The Nigerian Navy (NN) has called on the Federal Government to direct the relevant agencies, especially the Nigerian Maritime Administration and Safety Agency (NIMASA), to enforce the installation of latest security devices on all vessels plying Nigerian waters to stem the tide of pirate attacks.
The Flag Officer Commanding (FOC), Western Naval Command, Rear Admiral Amin Ikioda, who was represented by the Command Intelligence Officer, Commander Usman Bugaje, said this, during a paper presentation titled 'Measures to Check Piracy and other Illegal Activities on Nigerian Waters' at the sixth Ships & Ports Annual National Essay Competition and prize presentation ceremony in Lagos .
He went on: "Government should give attention to the coastal states in the Gulf of Guinea region to develop a robust regional maritime security strategy through capacity building, intelligence sharing and logistic support to enhance sea patrol and surveillance of territorial waters.
Greater attention must be given to capacity of the Nigerian Navy, through acquisition of more functional ships, boats, offshore patrol vessels (OPV), helicopters and back-up facilities to enable them perform their statutory role of hunting down sea pirates and smugglers, including combating other forms of maritime threats in the nation's waters".
"Nigeria 's waters is fast becoming very dangerous in terms of piratical violence against vessels and illegal activities.

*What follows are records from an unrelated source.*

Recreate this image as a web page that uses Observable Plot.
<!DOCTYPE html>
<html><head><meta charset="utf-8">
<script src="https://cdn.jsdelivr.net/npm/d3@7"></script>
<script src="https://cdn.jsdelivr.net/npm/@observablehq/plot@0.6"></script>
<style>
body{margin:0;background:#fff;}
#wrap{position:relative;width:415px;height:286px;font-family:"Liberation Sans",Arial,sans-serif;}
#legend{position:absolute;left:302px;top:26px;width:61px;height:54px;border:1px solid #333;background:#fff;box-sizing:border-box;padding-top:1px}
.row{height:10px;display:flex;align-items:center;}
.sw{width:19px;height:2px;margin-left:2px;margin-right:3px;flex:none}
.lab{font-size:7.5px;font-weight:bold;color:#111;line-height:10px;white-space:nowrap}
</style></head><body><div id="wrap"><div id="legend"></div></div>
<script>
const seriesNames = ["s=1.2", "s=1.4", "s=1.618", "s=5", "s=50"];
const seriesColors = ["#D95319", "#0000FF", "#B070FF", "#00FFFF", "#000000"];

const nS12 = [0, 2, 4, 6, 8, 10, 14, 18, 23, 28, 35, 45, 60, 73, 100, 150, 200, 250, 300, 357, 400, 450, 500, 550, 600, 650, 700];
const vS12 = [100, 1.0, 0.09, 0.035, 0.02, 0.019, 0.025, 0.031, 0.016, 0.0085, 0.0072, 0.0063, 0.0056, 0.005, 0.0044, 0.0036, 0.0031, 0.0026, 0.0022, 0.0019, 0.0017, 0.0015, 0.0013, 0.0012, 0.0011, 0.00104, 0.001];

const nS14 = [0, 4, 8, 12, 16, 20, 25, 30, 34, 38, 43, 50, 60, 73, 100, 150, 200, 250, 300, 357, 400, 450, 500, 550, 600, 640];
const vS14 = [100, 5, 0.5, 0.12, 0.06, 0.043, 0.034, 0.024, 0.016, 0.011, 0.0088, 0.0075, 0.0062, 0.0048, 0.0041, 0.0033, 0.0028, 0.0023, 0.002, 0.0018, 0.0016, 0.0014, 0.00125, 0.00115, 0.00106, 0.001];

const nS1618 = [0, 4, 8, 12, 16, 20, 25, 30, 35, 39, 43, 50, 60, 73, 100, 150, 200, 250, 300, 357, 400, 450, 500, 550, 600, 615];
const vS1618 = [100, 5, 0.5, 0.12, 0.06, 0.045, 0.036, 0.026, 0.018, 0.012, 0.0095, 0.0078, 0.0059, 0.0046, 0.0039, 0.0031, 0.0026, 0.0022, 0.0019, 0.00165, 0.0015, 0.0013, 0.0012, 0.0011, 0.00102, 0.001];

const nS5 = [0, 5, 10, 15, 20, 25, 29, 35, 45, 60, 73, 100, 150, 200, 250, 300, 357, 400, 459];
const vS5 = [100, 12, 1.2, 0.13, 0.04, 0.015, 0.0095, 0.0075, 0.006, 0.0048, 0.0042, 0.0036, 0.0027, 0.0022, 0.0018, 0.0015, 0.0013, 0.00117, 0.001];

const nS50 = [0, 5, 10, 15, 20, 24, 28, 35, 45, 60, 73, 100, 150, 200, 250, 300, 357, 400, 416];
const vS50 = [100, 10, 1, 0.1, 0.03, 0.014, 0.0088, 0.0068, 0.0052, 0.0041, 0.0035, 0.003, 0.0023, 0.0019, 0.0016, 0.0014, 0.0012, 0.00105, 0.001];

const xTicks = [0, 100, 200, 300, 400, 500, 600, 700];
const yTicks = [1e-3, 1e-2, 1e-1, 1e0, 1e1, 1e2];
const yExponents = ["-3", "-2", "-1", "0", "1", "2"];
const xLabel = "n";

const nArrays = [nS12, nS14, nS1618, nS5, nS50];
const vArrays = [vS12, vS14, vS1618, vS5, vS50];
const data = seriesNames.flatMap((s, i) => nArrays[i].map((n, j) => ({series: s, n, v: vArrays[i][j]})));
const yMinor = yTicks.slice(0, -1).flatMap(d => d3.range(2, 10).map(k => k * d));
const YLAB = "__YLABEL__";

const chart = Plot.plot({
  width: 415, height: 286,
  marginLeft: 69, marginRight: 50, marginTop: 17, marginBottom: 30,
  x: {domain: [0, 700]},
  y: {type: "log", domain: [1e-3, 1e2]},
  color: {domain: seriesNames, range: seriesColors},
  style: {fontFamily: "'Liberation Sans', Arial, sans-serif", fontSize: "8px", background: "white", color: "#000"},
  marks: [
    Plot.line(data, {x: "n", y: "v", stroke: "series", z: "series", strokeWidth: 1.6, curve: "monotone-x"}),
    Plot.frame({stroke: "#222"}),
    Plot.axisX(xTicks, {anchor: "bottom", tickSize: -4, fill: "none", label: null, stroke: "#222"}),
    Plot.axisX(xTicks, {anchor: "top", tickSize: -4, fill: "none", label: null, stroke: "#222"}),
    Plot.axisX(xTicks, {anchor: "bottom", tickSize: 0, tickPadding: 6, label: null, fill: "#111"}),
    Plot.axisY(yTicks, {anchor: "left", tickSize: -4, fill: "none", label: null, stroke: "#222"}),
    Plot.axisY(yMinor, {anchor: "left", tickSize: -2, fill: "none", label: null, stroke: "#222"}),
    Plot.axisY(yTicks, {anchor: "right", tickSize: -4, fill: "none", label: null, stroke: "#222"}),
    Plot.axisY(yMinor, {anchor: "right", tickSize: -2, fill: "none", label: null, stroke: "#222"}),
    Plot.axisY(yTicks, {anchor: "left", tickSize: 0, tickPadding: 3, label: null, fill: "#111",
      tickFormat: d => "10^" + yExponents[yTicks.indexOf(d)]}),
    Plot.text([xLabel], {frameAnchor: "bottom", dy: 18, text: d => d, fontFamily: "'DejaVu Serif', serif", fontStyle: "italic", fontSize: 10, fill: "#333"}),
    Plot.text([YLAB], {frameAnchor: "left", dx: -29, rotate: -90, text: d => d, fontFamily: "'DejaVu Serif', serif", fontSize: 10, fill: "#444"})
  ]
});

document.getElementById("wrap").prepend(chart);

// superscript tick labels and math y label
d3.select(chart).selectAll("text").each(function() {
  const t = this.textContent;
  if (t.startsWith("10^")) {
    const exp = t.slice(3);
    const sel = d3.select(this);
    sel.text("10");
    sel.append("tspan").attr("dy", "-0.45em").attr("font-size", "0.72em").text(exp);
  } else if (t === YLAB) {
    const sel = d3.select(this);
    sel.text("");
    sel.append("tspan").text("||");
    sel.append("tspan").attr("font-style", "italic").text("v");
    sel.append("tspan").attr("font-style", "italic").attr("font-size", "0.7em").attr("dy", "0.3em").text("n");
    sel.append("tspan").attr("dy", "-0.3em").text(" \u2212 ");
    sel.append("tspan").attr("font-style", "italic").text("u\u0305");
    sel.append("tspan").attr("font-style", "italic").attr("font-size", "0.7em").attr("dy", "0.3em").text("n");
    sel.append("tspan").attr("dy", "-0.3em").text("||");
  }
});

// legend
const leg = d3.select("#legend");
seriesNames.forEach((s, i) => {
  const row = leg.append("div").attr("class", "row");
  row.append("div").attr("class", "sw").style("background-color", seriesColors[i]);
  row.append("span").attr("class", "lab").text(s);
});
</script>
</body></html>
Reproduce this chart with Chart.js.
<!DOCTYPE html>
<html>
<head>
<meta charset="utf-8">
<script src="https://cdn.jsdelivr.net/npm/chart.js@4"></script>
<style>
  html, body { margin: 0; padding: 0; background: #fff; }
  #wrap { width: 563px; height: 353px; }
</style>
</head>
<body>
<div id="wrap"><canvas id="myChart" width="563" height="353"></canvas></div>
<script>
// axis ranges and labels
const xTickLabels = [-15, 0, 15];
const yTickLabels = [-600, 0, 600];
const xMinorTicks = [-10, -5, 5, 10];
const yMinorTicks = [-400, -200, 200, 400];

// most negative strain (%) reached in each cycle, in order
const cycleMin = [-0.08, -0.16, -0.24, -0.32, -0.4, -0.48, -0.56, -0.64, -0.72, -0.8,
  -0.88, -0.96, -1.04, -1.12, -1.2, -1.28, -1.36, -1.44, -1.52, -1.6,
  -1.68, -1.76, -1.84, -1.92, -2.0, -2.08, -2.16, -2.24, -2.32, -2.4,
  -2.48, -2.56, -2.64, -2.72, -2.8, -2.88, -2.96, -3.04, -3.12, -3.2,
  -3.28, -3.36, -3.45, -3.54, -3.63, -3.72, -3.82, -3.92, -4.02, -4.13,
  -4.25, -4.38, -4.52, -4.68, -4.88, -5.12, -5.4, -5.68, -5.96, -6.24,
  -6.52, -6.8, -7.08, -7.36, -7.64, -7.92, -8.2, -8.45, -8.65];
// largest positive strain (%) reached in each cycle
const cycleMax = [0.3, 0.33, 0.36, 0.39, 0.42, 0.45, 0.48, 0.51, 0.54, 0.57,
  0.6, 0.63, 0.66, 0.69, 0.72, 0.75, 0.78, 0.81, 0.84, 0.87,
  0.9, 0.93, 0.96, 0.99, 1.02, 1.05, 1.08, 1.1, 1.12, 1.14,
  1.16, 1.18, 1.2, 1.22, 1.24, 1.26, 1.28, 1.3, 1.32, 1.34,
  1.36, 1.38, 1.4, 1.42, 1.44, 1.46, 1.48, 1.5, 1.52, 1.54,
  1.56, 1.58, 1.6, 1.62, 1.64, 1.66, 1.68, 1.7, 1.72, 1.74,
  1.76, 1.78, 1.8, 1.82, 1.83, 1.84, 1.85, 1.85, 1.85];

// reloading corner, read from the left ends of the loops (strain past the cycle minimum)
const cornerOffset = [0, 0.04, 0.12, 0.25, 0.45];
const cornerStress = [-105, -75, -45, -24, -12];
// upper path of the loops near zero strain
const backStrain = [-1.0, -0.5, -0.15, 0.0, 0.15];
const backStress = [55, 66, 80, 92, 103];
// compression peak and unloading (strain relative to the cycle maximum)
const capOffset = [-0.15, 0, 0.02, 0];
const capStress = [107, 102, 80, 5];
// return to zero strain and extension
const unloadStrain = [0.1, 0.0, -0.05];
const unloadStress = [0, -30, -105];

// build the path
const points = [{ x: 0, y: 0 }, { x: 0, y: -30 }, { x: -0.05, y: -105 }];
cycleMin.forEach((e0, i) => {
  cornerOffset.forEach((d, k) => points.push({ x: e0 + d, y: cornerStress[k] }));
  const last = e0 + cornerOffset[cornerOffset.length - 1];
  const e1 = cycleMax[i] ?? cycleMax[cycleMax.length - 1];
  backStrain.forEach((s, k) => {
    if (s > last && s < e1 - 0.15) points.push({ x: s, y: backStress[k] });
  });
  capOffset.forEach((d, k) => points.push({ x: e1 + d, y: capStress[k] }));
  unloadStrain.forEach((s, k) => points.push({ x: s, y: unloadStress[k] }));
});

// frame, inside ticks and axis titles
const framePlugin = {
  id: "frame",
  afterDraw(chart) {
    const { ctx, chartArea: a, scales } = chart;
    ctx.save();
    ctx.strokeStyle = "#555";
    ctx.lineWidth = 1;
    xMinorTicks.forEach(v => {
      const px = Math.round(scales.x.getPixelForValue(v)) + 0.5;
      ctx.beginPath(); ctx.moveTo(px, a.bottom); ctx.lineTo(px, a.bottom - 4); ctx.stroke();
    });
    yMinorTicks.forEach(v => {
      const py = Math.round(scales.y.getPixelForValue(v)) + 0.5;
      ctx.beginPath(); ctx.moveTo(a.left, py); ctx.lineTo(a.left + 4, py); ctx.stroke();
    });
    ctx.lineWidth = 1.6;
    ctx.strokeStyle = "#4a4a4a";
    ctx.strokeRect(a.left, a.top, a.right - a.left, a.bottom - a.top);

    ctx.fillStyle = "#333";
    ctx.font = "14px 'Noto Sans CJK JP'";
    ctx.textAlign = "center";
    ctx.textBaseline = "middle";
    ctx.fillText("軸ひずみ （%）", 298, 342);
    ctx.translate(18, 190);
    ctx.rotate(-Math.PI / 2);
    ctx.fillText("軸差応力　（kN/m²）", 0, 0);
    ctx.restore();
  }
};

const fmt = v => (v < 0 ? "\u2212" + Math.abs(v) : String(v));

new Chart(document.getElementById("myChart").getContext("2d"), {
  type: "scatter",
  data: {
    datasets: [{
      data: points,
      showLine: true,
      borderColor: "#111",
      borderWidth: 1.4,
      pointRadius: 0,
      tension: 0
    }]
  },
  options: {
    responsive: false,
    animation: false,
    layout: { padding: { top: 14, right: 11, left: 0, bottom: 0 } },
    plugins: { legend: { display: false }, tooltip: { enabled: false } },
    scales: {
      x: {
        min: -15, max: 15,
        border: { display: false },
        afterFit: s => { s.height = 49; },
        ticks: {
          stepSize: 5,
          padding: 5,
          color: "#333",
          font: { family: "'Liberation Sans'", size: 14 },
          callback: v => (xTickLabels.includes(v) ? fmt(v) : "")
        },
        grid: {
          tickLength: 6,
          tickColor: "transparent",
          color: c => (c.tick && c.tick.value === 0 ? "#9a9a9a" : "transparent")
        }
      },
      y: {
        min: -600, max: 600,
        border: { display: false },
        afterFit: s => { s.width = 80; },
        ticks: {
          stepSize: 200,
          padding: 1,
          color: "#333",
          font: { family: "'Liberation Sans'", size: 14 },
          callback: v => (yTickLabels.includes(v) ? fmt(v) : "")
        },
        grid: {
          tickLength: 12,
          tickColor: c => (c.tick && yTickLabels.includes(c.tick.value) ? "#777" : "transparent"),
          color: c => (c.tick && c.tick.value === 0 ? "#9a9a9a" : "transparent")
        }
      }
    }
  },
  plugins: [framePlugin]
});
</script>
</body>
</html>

Government must act quickly to combat the scourge of piracy. Piracy is a crime under customary and international law, which affects all countries.
It can occur in a state's territorial waters, neighbouring jurisdictions and on the high seas. All stakeholders in Nigerian maritime industry must take reasonable steps to protect the maritime domain in order to achieve maximum economic and social gains."
Also, the director general of NIMASA, Mr. Patrick Akpobolokemi, who spoke on, 'How to Check Piracy and Other Illegal Activities on Nigerian Waters', said, "The resurgence of pirate attacks in African waters is now a subject of serious concern to African states and indeed the international community.
Piracy in African waters for the last decade is concentrated in three regions namely, the Somali Coast/the Gulf of Aden along the East African Coast, Nigeria's territorial waters in West Africa and the Mozambique channel/Cape sea route in Southern Africa."